Returning to the events in Odesa three years ago, we can’t but mention another active participant of the Anti-Maidan, a Russian citizen Larisa Chubarova, known by a nickname "Teresa." Back in 2014, she personally did not call for the overthrow of the government and did not seize the buildings of state bodies or weapons at police stations. But as early as 2015, she was detained by the Security Service of Ukraine on suspicion of plotting terrorist attacks in Kharkiv, in particular, blasting a central flag post on Pravdy Avenue. However, as of today, according to the SBU data, only one citizen of the Republic of Moldova, a citizen of the Federal Republic of Germany and 22 citizens of Ukraine have been convicted for subversive actions. Of them, only six Ukrainians are doing actual prison terms for their crimes.

At the same time, the Ukrainian prosecutors were also focused on "Teresa," revealing that since June 2014, Larisa Chubarova had been fighting on the "DPR" side and took part in torturing captured Ukrainian troops. And no matter how much "Teresa" denies any involvement in the crimes she has been charged with, the mere fact that she is on the list of those the militants seek to exchange for Ukrainian POWs (according to MP Nadiia Savchenko) speaks for itself.

That list also includes Teresa’s brothers in arms from Kharkiv Anti-Maidan Yegor Logvinov and Spartak Golovachyov, as well as a participant of the seizure of Kharkiv’s ATN TV channel, Russian journalist Sergei Yudaev who is desperately trying to play a role of a victim political repression. All of them are suspects in the case into the Kharkiv riots that took place April 6-8, 2014.

April 6, Kharkiv Regional State Administration was invaded for the second time / bbci.co.uk

On April 6, the Kharkiv Regional State Administration has been invaded for the second time (simultaneously with the seizure of the Donetsk and Luhansk administrations). The tricolor was flown over the building, and the next day the invaders declared the founding of the "Kharkiv People's Republic." However, it didn’t last long. On the morning of April 8, the administrative building was liberated by the Vinnitsa-based "Jaguar" SWAT force.

In response to an UNIAN request, the Prosecutor General's Office reported that the case involves 68 suspects (two are wanted, while the files of the rest of them were forwarded to court).

September 13, 2016, following the relevant court decisions, Logvinov and Golovachyov were released on bail. Logvinov immediately tried to flee to Russia and was once again arrested. The trial continues.

Interestingly, that exchange list also includes two people involved in a "May 2 case" in Odesa - the citizens of the Russian Federation, Maxim Sakauov and Yevgeny Mefed, who call themselves "activists" of Kulikovo field. They came into a spotlight in regard with the first clashes between the "ultras" and Euromaidan activists on the one hand, and Anti-Maydan protesters on the other.

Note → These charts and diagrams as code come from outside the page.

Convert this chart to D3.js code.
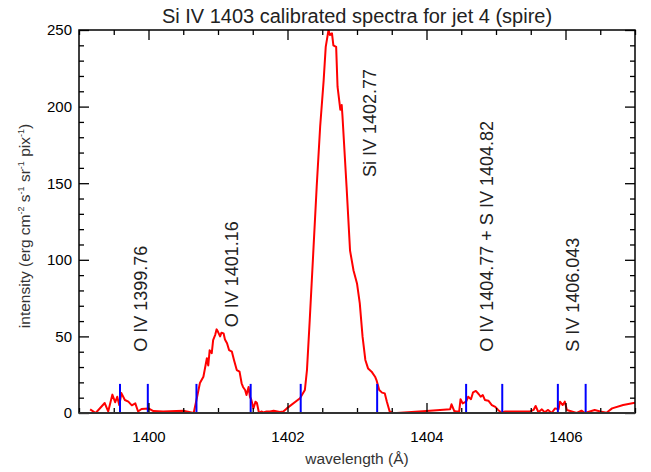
<!DOCTYPE html>
<html>
<head>
<meta charset="utf-8">
<script src="https://cdn.jsdelivr.net/npm/d3@7"></script>
<style>
  body { margin: 0; background: #fff; }
  svg { font-family: "Liberation Sans", Arial, Helvetica, sans-serif; }
</style>
</head>
<body>
<svg width="651" height="472"></svg>
<script>
// spectrum (wavelength in A, intensity)
var wavelength = [1399.16, 1399.24, 1399.37, 1399.42, 1399.48, 1399.52, 1399.55, 1399.58, 1399.61, 1399.66,
  1399.71, 1399.76, 1399.81, 1399.85, 1399.90, 1400.00, 1400.07, 1400.21, 1400.50, 1400.65,
  1400.69, 1400.74, 1400.79, 1400.84, 1400.86, 1400.88, 1400.91, 1400.93, 1400.96, 1400.98,
  1401.00, 1401.03, 1401.05, 1401.08, 1401.10, 1401.13, 1401.16, 1401.20, 1401.23, 1401.27,
  1401.31, 1401.34, 1401.36, 1401.39, 1401.41, 1401.44, 1401.46, 1401.48, 1401.51, 1401.54,
  1401.56, 1401.59, 1401.63, 1401.65, 1401.70, 1401.75, 1401.80, 1401.89, 1401.94, 1401.99,
  1402.18, 1402.25, 1402.28, 1402.32, 1402.37, 1402.42, 1402.47, 1402.52, 1402.55, 1402.59,
  1402.61, 1402.64, 1402.66, 1402.70, 1402.72, 1402.76, 1402.78, 1402.79, 1402.85, 1402.90,
  1402.95, 1403.00, 1403.04, 1403.08, 1403.12, 1403.16, 1403.21, 1403.26, 1403.28, 1403.32,
  1403.36, 1403.40, 1403.43, 1403.47, 1403.52, 1403.57, 1404.00, 1404.34, 1404.36, 1404.40,
  1404.43, 1404.47, 1404.49, 1404.52, 1404.57, 1404.60, 1404.64, 1404.67, 1404.71, 1404.75,
  1404.78, 1404.81, 1404.84, 1404.89, 1404.94, 1404.99, 1405.03, 1405.08, 1405.13, 1405.49,
  1405.54, 1405.57, 1405.61, 1405.66, 1405.70, 1405.75, 1405.80, 1405.85, 1405.90, 1405.92,
  1405.96, 1405.99, 1406.02, 1406.09, 1406.16, 1406.23, 1406.28, 1406.35, 1406.42, 1406.50,
  1406.59, 1406.67, 1406.83, 1407.00];
var intensity = [2.4, 0, 6.5, 1, 12, 7, 10.6, 5, 13, 8.5,
  7.4, 5, 6.3, 1, 2.6, 3, 1.3, 1, 1.5, 0,
  8.5, 19.6, 23.7, 35.7, 31, 41, 39, 47.6, 51, 54.6,
  53, 50, 52.4, 52, 48, 45.5, 41, 40, 34.6, 28,
  27, 19.4, 17, 15, 11.7, 17, 10.6, 8.5, 3, 7.4,
  6.5, 0, 1, 0.3, 1, 1, 1.5, 0.7, 1, 3,
  9.6, 15, 28, 60.7, 104, 147.7, 187, 217, 239, 250,
  246.7, 247.8, 240, 239, 213, 198, 201, 194.5, 147.7, 106,
  93, 84.6, 71.6, 49.8, 34.6, 29, 27, 23.7, 21.5, 15,
  13.3, 12.8, 7.4, 1, 0, 0, 1.3, 2.4, 5.7, 1.3,
  1, 1, 9, 6.3, 7.4, 10.6, 9, 13.5, 14.4, 12.4,
  10.6, 11.7, 8.5, 8, 5.2, 4, 2, 0.2, 1, 1,
  2, 4.6, 0.5, 2.4, 0.5, 2, 0, 3, 2.4, 7.4,
  5.2, 7.4, 2, 1, 0, 1.5, 0, 1, 2, 1,
  0.2, 3, 5.2, 6.7];

// integration window edges (blue markers)
var windowEdges = [1399.59, 1399.99, 1400.69, 1401.47, 1402.19, 1403.29, 1404.57, 1405.09, 1405.89, 1406.29];
var windowHeight = 19;

// line identifications
var lineNames = ["O IV 1399.76", "O IV 1401.16", "Si IV 1402.77", "O IV 1404.77 + S IV 1404.82", "S IV 1406.043"];
var lineLabelX = [1399.98, 1401.29, 1403.28, 1404.96, 1406.19];
var lineLabelY = [40, 56, 154, 40, 40];

var xMajor = [1400, 1402, 1404, 1406];
var yMajor = [0, 50, 100, 150, 200, 250];

var margin = {top: 30, right: 16, bottom: 59, left: 79};
var width = 651 - margin.left - margin.right;
var height = 472 - margin.top - margin.bottom;

var svg = d3.select("svg");
var g = svg.append("g").attr("transform", "translate(" + margin.left + "," + margin.top + ")");

var x = d3.scaleLinear().domain([1399, 1407]).range([0, width]);
var y = d3.scaleLinear().domain([0, 250]).range([height, 0]);

var xMinor = d3.range(1399, 1407.001, 0.5).filter(function(v){ return xMajor.indexOf(v) < 0; });
var yMinor = d3.range(0, 250.001, 10).filter(function(v){ return yMajor.indexOf(v) < 0; });

g.append("clipPath").attr("id", "clip")
  .append("rect").attr("width", width).attr("height", height);

// spectrum
var line = d3.line()
  .x(function(d, i){ return x(wavelength[i]); })
  .y(function(d){ return y(d); });

g.append("path")
  .datum(intensity)
  .attr("clip-path", "url(#clip)")
  .attr("fill", "none")
  .attr("stroke", "#ff0000")
  .attr("stroke-width", 2)
  .attr("stroke-linejoin", "round")
  .attr("d", line);

// window markers
g.selectAll(".edge")
  .data(windowEdges)
  .enter().append("line")
  .attr("class", "edge")
  .attr("x1", function(d){ return x(d); })
  .attr("x2", function(d){ return x(d); })
  .attr("y1", y(0))
  .attr("y2", y(windowHeight))
  .attr("stroke", "#0000ff")
  .attr("stroke-width", 2);

// axes, ticks pointing inward on all four sides
function styleAxis(sel){
  sel.select(".domain").remove();
  sel.selectAll(".tick line").attr("stroke", "#000").attr("stroke-width", 1.3);
  sel.selectAll("text").attr("fill", "#000").style("font-size", "15px");
}

g.append("g").attr("transform", "translate(0," + height + ")")
  .call(d3.axisBottom(x).tickValues(xMajor).tickSize(-10).tickPadding(18).tickFormat(d3.format("d")))
  .call(styleAxis);
g.append("g").attr("transform", "translate(0," + height + ")")
  .call(d3.axisBottom(x).tickValues(xMinor).tickSize(-5).tickFormat(""))
  .call(styleAxis);
g.append("g")
  .call(d3.axisTop(x).tickValues(xMajor).tickSize(-10).tickFormat(""))
  .call(styleAxis);
g.append("g")
  .call(d3.axisTop(x).tickValues(xMinor).tickSize(-5).tickFormat(""))
  .call(styleAxis);

g.append("g")
  .call(d3.axisLeft(y).tickValues(yMajor).tickSize(-10).tickPadding(7).tickFormat(d3.format("d")))
  .call(styleAxis);
g.append("g")
  .call(d3.axisLeft(y).tickValues(yMinor).tickSize(-5).tickFormat(""))
  .call(styleAxis);
g.append("g").attr("transform", "translate(" + width + ",0)")
  .call(d3.axisRight(y).tickValues(yMajor).tickSize(-10).tickFormat(""))
  .call(styleAxis);
g.append("g").attr("transform", "translate(" + width + ",0)")
  .call(d3.axisRight(y).tickValues(yMinor).tickSize(-5).tickFormat(""))
  .call(styleAxis);

// frame
g.append("rect")
  .attr("width", width).attr("height", height)
  .attr("fill", "none").attr("stroke", "#000").attr("stroke-width", 1.5);
g.append("line")
  .attr("x1", 0).attr("x2", width).attr("y1", height).attr("y2", height)
  .attr("stroke", "#333").attr("stroke-width", 2);

// line labels, rotated
g.selectAll(".lbl")
  .data(lineNames)
  .enter().append("text")
  .attr("class", "lbl")
  .attr("transform", function(d, i){
    return "translate(" + x(lineLabelX[i]) + "," + y(lineLabelY[i]) + ") rotate(-90)";
  })
  .attr("fill", "#222")
  .style("font-size", "18px")
  .text(function(d){ return d; });

// titles
svg.append("text")
  .attr("x", margin.left + width / 2).attr("y", 23)
  .attr("text-anchor", "middle")
  .attr("fill", "#222")
  .style("font-size", "20px")
  .text("Si IV 1403 calibrated spectra for jet 4 (spire)");

svg.append("text")
  .attr("x", margin.left + width / 2).attr("y", 464)
  .attr("text-anchor", "middle")
  .attr("fill", "#333")
  .style("font-size", "15.5px")
  .text("wavelength (\u00c5)");

var yt = svg.append("text")
  .attr("transform", "translate(30,226) rotate(-90)")
  .attr("text-anchor", "middle")
  .attr("fill", "#333")
  .style("font-size", "15.5px");
var yParts = ["intensity (erg cm", " s", " sr", " pix", ")"];
var ySups = ["-2", "-1", "-1", "-1"];
yParts.forEach(function(p, i){
  yt.append("tspan").attr("dy", i > 0 ? 6 : 0).text(p);
  if (i < ySups.length) {
    yt.append("tspan").attr("dy", -6).style("font-size", "9px").text(ySups[i]);
  }
});
</script>
</body>
</html>
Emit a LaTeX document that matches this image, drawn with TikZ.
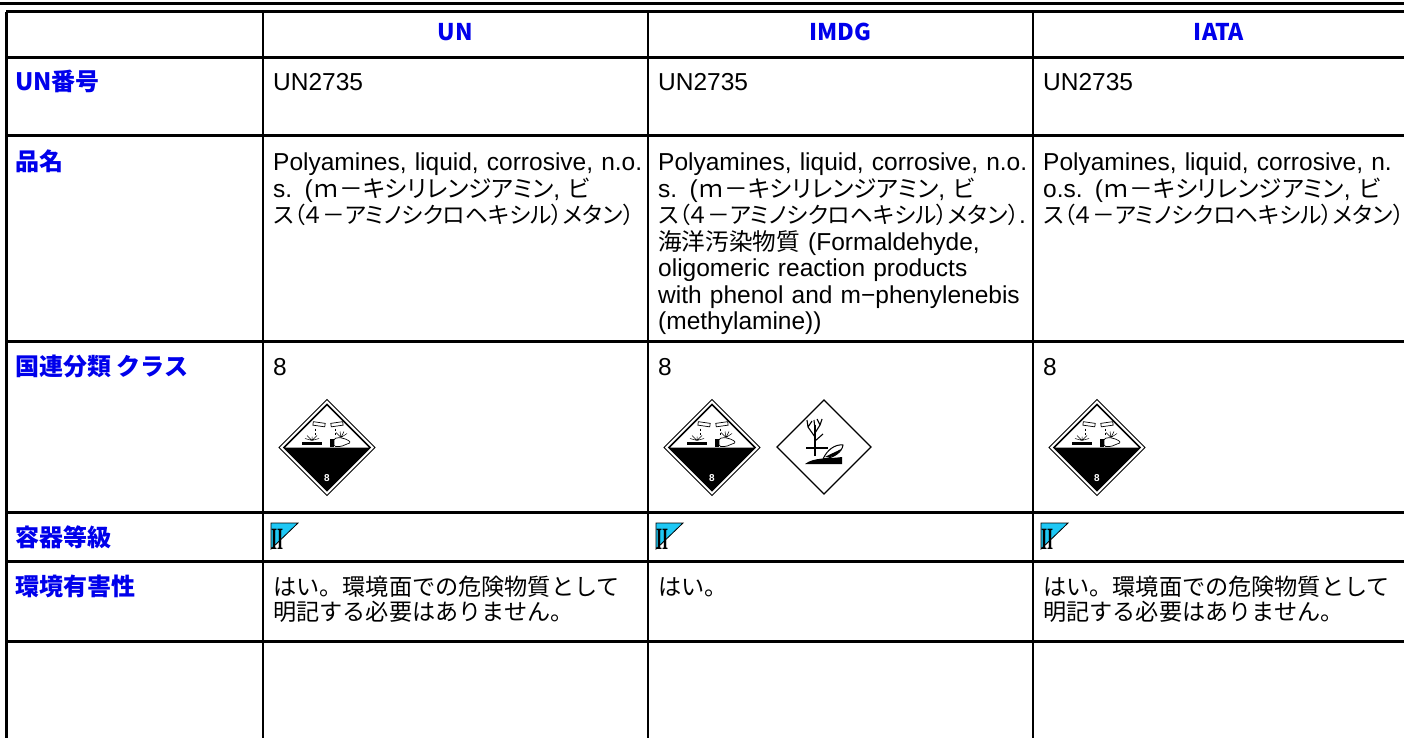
\documentclass[tikz,border=0pt]{standalone}
\usepackage{fontspec}
\setmainfont{Liberation Sans}
\newfontfamily\jp[Scale=0.965]{Noto Sans CJK JP}
\newfontfamily\jpk[Scale=0.965,RawFeature=+palt]{Noto Sans CJK JP}
\newfontfamily\jpn[Scale=0.925,RawFeature=+palt]{Noto Sans CJK JP}
\newfontfamily\jpb{Noto Sans CJK JP}
\newfontfamily\romanII{Liberation Serif}
\usepackage{tikz}
\definecolor{hdblue}{RGB}{0,0,235}
\definecolor{pgcyan}{RGB}{30,200,245}

\tikzset{
  corrosive/.pic={
    % rims and black lower half
    \draw[line width=1pt] (0,-48) -- (48,0) -- (0,48) -- (-48,0) -- cycle;
    \draw[line width=1.6pt] (0,-43) -- (43,0) -- (0,43) -- (-43,0) -- cycle;
    \fill (-43,0) -- (43,0) -- (0,43) -- cycle;
    \node[text=white,font=\bfseries\fontsize{10}{10}\selectfont,inner sep=0pt] at (0,31) {8};
    % test tubes and drops
    \draw[line width=0.7pt,rotate around={-8:(-8,-23)}] (-14,-25) rectangle (-2,-21.5);
    \draw[line width=0.7pt,rotate around={8:(10,-23)}] (4,-25) rectangle (16,-21.5);
    \draw[line width=0.8pt] (-12,-19) -- (-12,-16.5) (-12,-14.5) -- (-12,-12.5)
                            (8,-19) -- (8,-16.5) (8,-14.5) -- (8,-12.5);
    % metal bar
    \fill (-25,-6) rectangle (-5,-2.5);
    \draw[line width=0.5pt] (-15,-7) -- (-20,-12) (-15,-7) -- (-15,-11) (-15,-7) -- (-10,-12)
                            (-15,-7) -- (-22,-9) (-15,-7) -- (-8,-9);
    % hand
    \fill (3,-9) rectangle (7,-1);
    \draw[line width=0.7pt,rounded corners=1.5pt] (7,-1) -- (7,-9) -- (13,-10) -- (20,-8)
                            -- (24,-5) -- (20,-3.5) -- (14,-1) -- cycle;
    \draw[line width=0.5pt] (14,-10) -- (9,-15) (14,-10) -- (13,-16) (14,-10) -- (17,-16)
                            (14,-10) -- (20,-14);
  },
  envhazard/.pic={
    \draw[line width=1.2pt] (0,-47) -- (47,0) -- (0,47) -- (-47,0) -- cycle;
    % tree
    \draw[line width=2.4pt] (-9,9) -- (-9,-22);
    \draw[line width=1.1pt] (-9,-10) -- (-16,-20) -- (-17,-27) (-16,-20) -- (-12,-26)
                          (-9,-14) -- (-4,-22) -- (-2,-28) (-4,-22) -- (-7,-28)
                          (-9,-6) -- (-1,-13) (-9,-18) -- (-10,-27);
    % water line
    \draw[line width=1.5pt] (-18,1) -- (4,1);
    % fish
    \draw[line width=1pt,fill=white] (-1,12) .. controls (3,3) and (11,-3) .. (19,-2)
                          .. controls (18,5) and (10,11) .. (-1,12) -- cycle;
    \fill (1,10) .. controls (6,7) and (12,5) .. (17,2) .. controls (14,8) and (8,11) .. (1,10) -- cycle;
    % ground
    \fill (-19,17) .. controls (-10,10) and (4,12) .. (18,10) -- (18,17) -- cycle;
  },
  pgtwo/.pic={
    \draw[fill=pgcyan,line width=0.8pt] (0,0) -- (27,0) -- (0,26) -- cycle;
    \node[font=\romanII\bfseries\fontsize{31}{31}\selectfont,xscale=0.5,
          anchor=base west,inner sep=0pt] at (0,26) {II};
  }
}

\begin{document}
\begin{tikzpicture}[x=1pt,y=-1pt,
    rowline/.style={line width=3pt},
    colline/.style={line width=2pt},
    head/.style={text=hdblue,font=\jpb\bfseries\fontsize{23}{23}\selectfont,anchor=base,inner sep=0pt},
    rowlabel/.style={text=hdblue,font=\jpb\bfseries\fontsize{24}{24}\selectfont,anchor=base west,inner sep=0pt},
    cell/.style={font=\fontsize{24.5}{26.5}\selectfont,anchor=base west,inner sep=0pt,
                 text width=380pt,align=left},
    jpcell/.style={font=\jp\fontsize{24}{25}\selectfont,anchor=base west,inner sep=0pt,
                 text width=380pt,align=left},
    lastcol/.style={text width=358pt}]

    \useasboundingbox (0,0) rectangle (1404,738);

    % rules of the table
    \draw[rowline] (0,4) -- (1404,4);
    \draw[rowline] (6,12) -- (1404,12)
                   (6,57.5) -- (1404,57.5)
                   (6,136) -- (1404,136)
                   (6,341) -- (1404,341)
                   (6,512) -- (1404,512)
                   (6,561) -- (1404,561)
                   (6,641) -- (1404,641);
    \draw[rowline] (6,12) -- (6,738);
    \draw[colline] (263,12) -- (263,738)
                   (648,12) -- (648,738)
                   (1033,12) -- (1033,738);

    % header
    \node (hd-un)   [head] at (455.5,41) {UN};
    \node (hd-imdg) [head] at (840.5,41) {IMDG};
    \node (hd-iata) [head] at (1219,41)  {IATA};

    % row labels
    \node (lb-unno)  [rowlabel] at (15,91)  {UN番号};
    \node (lb-name)  [rowlabel] at (15,171) {品名};
    \node (lb-class) [rowlabel] at (15,375) {国連分類 クラス};
    \node (lb-pg)    [rowlabel] at (15,546) {容器等級};
    \node (lb-env)   [rowlabel] at (15,595) {環境有害性};

    % UN number
    \node (un-no)   [cell] at (273,91)  {UN2735};
    \node (imdg-no) [cell] at (658,91)  {UN2735};
    \node (iata-no) [cell,lastcol] at (1043,91) {UN2735};

    % proper shipping name
    \node (un-name) [cell] at (273,171)
    {Polyamines, liquid, corrosive, n.o.\\
        s. ({\jpk ｍ－キシリレンジアミン}, {\jpk ビ}\\
        {\jpn ス（４－アミノシクロヘキシル）メタン）}};
    \node (imdg-name) [cell] at (658,171)
    {Polyamines, liquid, corrosive, n.o.\\
        s. ({\jpk ｍ－キシリレンジアミン}, {\jpk ビ}\\
        {\jpn ス（４－アミノシクロヘキシル）メタン）}.\\
        {\jp 海洋汚染物質} (Formaldehyde,\\
        oligomeric reaction products\\
        with phenol and m−phenylenebis\\
        (methylamine))};
    \node (iata-name) [cell,lastcol] at (1043,171)
    {Polyamines, liquid, corrosive, n.\\
        o.s. ({\jpk ｍ－キシリレンジアミン}, {\jpk ビ}\\
        {\jpn ス（４－アミノシクロヘキシル）メタン）}};

    % class and labels
    \node (un-class)   [cell] at (273,375)  {8};
    \node (imdg-class) [cell] at (658,375)  {8};
    \node (iata-class) [cell,lastcol] at (1043,375) {8};
    \pic at (327,447.5)  {corrosive};
    \pic at (712,447.5)  {corrosive};
    \pic at (824,447)    {envhazard};
    \pic at (1097,447.5) {corrosive};

    % packing group
    \pic at (271,523)  {pgtwo};
    \pic at (656,523)  {pgtwo};
    \pic at (1041,523) {pgtwo};

    % environmental hazard
    \node (un-env) [jpcell] at (273,595)
    {はい。環境面での危険物質として\\
        明記する必要はありません。};
    \node (imdg-env) [jpcell] at (658,595) {はい。};
    \node (iata-env) [jpcell,lastcol] at (1043,595)
    {はい。環境面での危険物質として\\
        明記する必要はありません。};

\end{tikzpicture}
\end{document}
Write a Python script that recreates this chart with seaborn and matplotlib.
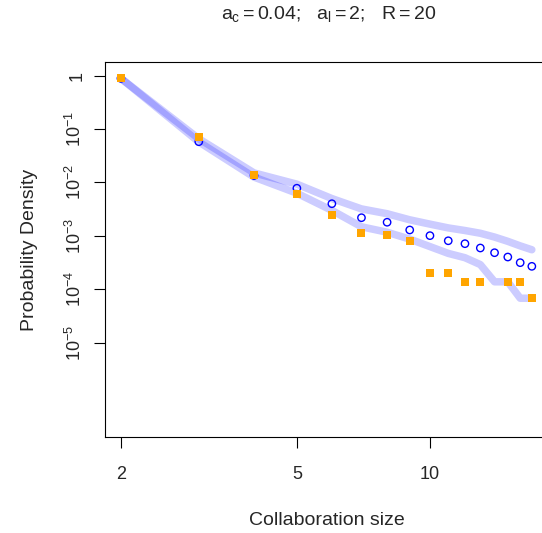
import matplotlib
matplotlib.use('Agg')
import matplotlib.pyplot as plt
import pandas as pd
import seaborn as sns

# collaboration sizes
sizes = [2, 3, 4, 5, 6, 7, 8, 9, 10, 11, 12, 13, 14, 15, 16, 17]

# model prediction (open circles)
model_density = [0.89, 0.058, 0.0135, 0.0078, 0.0040, 0.00219, 0.0018, 0.00129,
                 0.00101, 0.00081, 0.000714, 0.000593, 0.000484, 0.000402,
                 0.000315, 0.000269]

# envelope of the simulations (thick light blue lines)
upper_density = [0.89, 0.066, 0.0151, 0.0093, 0.0050, 0.0032, 0.0026, 0.0020,
                 0.00166, 0.00141, 0.00126, 0.00112, 0.00095, 0.00079,
                 0.00065, 0.00055]
lower_density = [0.89, 0.0575, 0.0126, 0.0063, 0.0030, 0.00148, 0.00117, 0.00087,
                 0.00063, 0.00047, 0.00039, 0.00029, 0.000138, 0.000138,
                 0.000068, 0.000068]

# observed data (orange squares), no observation at size 14
data_sizes = [2, 3, 4, 5, 6, 7, 8, 9, 10, 11, 12, 13, 15, 16, 17]
data_density = [0.89, 0.070, 0.0136, 0.0061, 0.00246, 0.00113, 0.00104, 0.0008,
                0.000202, 0.000202, 0.000137, 0.000137, 0.000137, 0.000137,
                0.000068]

x_ticks = [2, 5, 10]
x_tick_labels = ['2', '5', '10']
y_ticks = [1, 1e-1, 1e-2, 1e-3, 1e-4, 1e-5]
y_tick_labels = ['1', '$10^{-1}$', '$10^{-2}$', '$10^{-3}$', '$10^{-4}$', '$10^{-5}$']

sns.set_style('white')
plt.rcParams['font.family'] = ['Liberation Sans', 'DejaVu Sans']
plt.rcParams['mathtext.fontset'] = 'custom'
plt.rcParams['mathtext.rm'] = 'Liberation Sans'
plt.rcParams['mathtext.it'] = 'Liberation Sans'
plt.rcParams['mathtext.bf'] = 'Liberation Sans:bold'

band_df = pd.DataFrame({'size': sizes, 'upper': upper_density, 'lower': lower_density})
model_df = pd.DataFrame({'size': sizes, 'density': model_density})
data_df = pd.DataFrame({'size': data_sizes, 'density': data_density})

fig = plt.figure(figsize=(5.42, 5.33), dpi=100)
ax = fig.add_axes([0.1932, 0.1807, 0.818, 0.7024])
ax.set_xscale('log')
ax.set_yscale('log')

# envelope lines
for col in ['upper', 'lower']:
    sns.lineplot(data=band_df, x='size', y=col, ax=ax, color='blue', alpha=0.2,
                 linewidth=5.4, solid_capstyle='round', solid_joinstyle='round')

# model and data points
sns.scatterplot(data=model_df, x='size', y='density', ax=ax, marker='o', s=28,
                facecolor='none', edgecolor='blue', linewidth=1.0, zorder=3)
sns.scatterplot(data=data_df, x='size', y='density', ax=ax, marker='s', s=40,
                color='orange', linewidth=0, zorder=4)

ax.set_xlim(1.838, 18.5)
ax.set_ylim(10 ** -6.76, 10 ** 0.25)

ax.set_xticks(x_ticks)
ax.set_xticklabels(x_tick_labels)
ax.set_yticks(y_ticks)
ax.set_yticklabels(y_tick_labels, rotation=90, va='center')
ax.minorticks_off()
ax.tick_params(axis='both', direction='out', length=8, width=0.8, color='black',
               labelsize=13, bottom=True, left=True)
ax.tick_params(axis='x', pad=13)
ax.tick_params(axis='y', pad=6)

for sp in ax.spines.values():
    sp.set_color('black')
    sp.set_linewidth(0.8)

ax.set_xlabel('Collaboration size', fontsize=14)
ax.set_ylabel('Probability Density', fontsize=14)
ax.xaxis.set_label_coords(0.5, -0.2)
ax.yaxis.set_label_coords(-0.15, 0.5)

fig.text(329 / 542, 1 - 14 / 533, r'$a_c = 0.04$;   $a_l = 2$;   $R = 20$',
         ha='center', va='center', fontsize=14)

fig.savefig('out.png', dpi=100)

The tragedy of May 2, 2014, was the culmination of anti-Ukrainian riots in Odesa. 48 people were killed and some 300 were injured. Coordinator of the public commission "Group May 2" Tetiana Herasimova notes that the investigation team was formed of the investigators and prosecutors from different regions, but their effectiveness is highly questionable, and the judicial process is similar to "a farce." 

REUTERS

Of course, the investigation is still ongoing into the improper performance of law enforcers and possible involvement in the riots of Russian intelligence. In addition, the Main Military Prosecutor's Office conducts a pre-trial investigation into the negotiations of Sergei Glazyev, Russian presidential adviser, when he gave specific instructions to seize the building of the Odesa Regional Council, to declare the founding of the "Odesa People's Republic," to declare secession from Ukraine and seeking military assistance from Russia.

But those thugs from Russia, who pretended to be locals, it seems, should not worry too much. Even if Ukrainian courts hand down their verdicts, the militants fed by the Kremlin will keep insisting on their exchange. However, the unenviable fate of pro-Russian terrorists in Donbas shows that these Russian citizens should think hard about whether to agree to such a swap. They might as well be soon terminated, just like the notorious “Motorola.”